I discovered, much later, that Journey to the End of the Night had much the same effect on its early readers when first published in 1932. One commentator of the period described it as an incendiary device that had exploded on to the French literary scene. Others described its author as an anarchist, a foul-mouthed subversive, a traitor to the French nation and an apologist for revolutionary violence. The judges of the Prix Goncourt, the most prestigious literary prize in France, were divided on the book's merits, but were finally unanimous that the prize could not be legitimately awarded to a writer whose work was so full of hate. Celine himself responded with contempt, declaring that "French literature is a catastrophe . . . a game played by grotesque and degenerate arseholes".

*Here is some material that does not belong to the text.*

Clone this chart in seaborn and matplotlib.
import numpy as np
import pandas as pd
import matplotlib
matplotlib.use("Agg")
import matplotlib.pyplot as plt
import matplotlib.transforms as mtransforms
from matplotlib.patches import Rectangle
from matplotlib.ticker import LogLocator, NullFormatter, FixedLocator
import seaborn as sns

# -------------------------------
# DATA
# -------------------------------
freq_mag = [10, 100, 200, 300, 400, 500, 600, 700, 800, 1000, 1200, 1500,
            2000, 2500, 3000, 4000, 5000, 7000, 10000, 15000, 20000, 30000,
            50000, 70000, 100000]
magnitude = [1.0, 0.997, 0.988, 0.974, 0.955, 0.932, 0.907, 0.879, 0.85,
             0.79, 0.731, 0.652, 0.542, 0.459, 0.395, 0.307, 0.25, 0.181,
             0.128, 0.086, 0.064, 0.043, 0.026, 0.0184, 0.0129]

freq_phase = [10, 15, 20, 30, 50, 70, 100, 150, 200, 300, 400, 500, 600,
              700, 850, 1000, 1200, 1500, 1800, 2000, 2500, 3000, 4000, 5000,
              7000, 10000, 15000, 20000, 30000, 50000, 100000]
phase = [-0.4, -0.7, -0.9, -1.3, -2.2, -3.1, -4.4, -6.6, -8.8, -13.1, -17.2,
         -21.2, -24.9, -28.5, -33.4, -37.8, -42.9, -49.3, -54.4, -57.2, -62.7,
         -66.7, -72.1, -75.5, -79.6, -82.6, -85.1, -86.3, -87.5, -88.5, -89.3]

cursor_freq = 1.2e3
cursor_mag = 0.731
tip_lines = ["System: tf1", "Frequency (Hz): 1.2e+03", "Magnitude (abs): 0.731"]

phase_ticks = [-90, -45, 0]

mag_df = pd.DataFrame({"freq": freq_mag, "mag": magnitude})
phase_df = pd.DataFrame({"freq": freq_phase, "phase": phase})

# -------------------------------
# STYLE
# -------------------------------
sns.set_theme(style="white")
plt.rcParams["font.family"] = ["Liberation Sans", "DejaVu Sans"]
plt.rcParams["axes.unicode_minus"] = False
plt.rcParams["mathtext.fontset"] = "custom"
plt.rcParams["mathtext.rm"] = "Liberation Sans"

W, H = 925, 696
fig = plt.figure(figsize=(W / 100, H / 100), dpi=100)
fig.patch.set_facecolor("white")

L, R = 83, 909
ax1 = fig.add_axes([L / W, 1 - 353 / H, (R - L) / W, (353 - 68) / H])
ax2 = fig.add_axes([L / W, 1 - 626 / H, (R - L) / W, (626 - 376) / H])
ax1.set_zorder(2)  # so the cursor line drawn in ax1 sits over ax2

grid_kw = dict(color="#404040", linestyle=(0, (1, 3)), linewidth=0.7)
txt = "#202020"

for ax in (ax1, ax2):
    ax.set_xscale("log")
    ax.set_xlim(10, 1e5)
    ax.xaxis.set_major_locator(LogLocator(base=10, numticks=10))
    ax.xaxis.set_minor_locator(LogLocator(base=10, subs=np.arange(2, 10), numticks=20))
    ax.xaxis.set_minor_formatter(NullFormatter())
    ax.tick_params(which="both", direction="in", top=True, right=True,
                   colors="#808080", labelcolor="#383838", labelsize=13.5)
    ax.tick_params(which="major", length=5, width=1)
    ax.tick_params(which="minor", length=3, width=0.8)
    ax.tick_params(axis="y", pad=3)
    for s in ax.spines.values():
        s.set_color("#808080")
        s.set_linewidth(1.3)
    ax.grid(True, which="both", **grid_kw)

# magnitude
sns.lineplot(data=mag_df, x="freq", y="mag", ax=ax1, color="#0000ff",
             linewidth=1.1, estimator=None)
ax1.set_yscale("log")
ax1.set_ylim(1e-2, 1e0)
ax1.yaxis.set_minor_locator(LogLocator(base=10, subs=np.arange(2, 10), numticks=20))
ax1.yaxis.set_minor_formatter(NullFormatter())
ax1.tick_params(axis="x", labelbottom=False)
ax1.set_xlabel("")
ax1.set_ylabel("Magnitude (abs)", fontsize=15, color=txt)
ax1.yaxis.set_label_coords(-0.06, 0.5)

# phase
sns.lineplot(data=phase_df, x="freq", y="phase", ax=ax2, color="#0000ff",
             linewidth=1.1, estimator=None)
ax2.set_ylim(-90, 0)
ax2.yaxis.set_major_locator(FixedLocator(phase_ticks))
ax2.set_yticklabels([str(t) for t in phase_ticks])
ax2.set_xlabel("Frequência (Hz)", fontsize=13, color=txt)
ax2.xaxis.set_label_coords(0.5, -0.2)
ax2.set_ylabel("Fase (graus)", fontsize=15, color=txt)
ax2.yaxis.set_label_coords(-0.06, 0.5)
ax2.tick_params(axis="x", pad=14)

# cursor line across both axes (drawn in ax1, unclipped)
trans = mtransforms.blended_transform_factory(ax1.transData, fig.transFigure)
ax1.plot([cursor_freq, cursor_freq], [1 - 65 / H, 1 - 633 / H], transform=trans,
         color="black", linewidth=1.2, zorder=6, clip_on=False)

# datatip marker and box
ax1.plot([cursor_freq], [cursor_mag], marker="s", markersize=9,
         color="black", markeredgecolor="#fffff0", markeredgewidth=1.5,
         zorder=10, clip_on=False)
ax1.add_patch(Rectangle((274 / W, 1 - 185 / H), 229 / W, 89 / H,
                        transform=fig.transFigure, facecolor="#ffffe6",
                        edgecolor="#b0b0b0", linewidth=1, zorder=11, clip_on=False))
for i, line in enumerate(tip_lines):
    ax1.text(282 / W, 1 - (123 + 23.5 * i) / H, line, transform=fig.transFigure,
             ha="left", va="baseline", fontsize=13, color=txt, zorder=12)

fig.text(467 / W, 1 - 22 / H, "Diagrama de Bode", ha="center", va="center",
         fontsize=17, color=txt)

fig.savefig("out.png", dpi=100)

On the left, in contrast, Celine was accepted as a hero. Andre Gide hailed the book as an instant classic, while Leon Trotsky wrote that Celine "had walked into the pantheon of great literature like walking into his own house". No less than the stern figure of George Orwell, who described Journey as "a cry of unbearable disgust, a voice from the cesspool", still judged it to be one of the best books he had ever read.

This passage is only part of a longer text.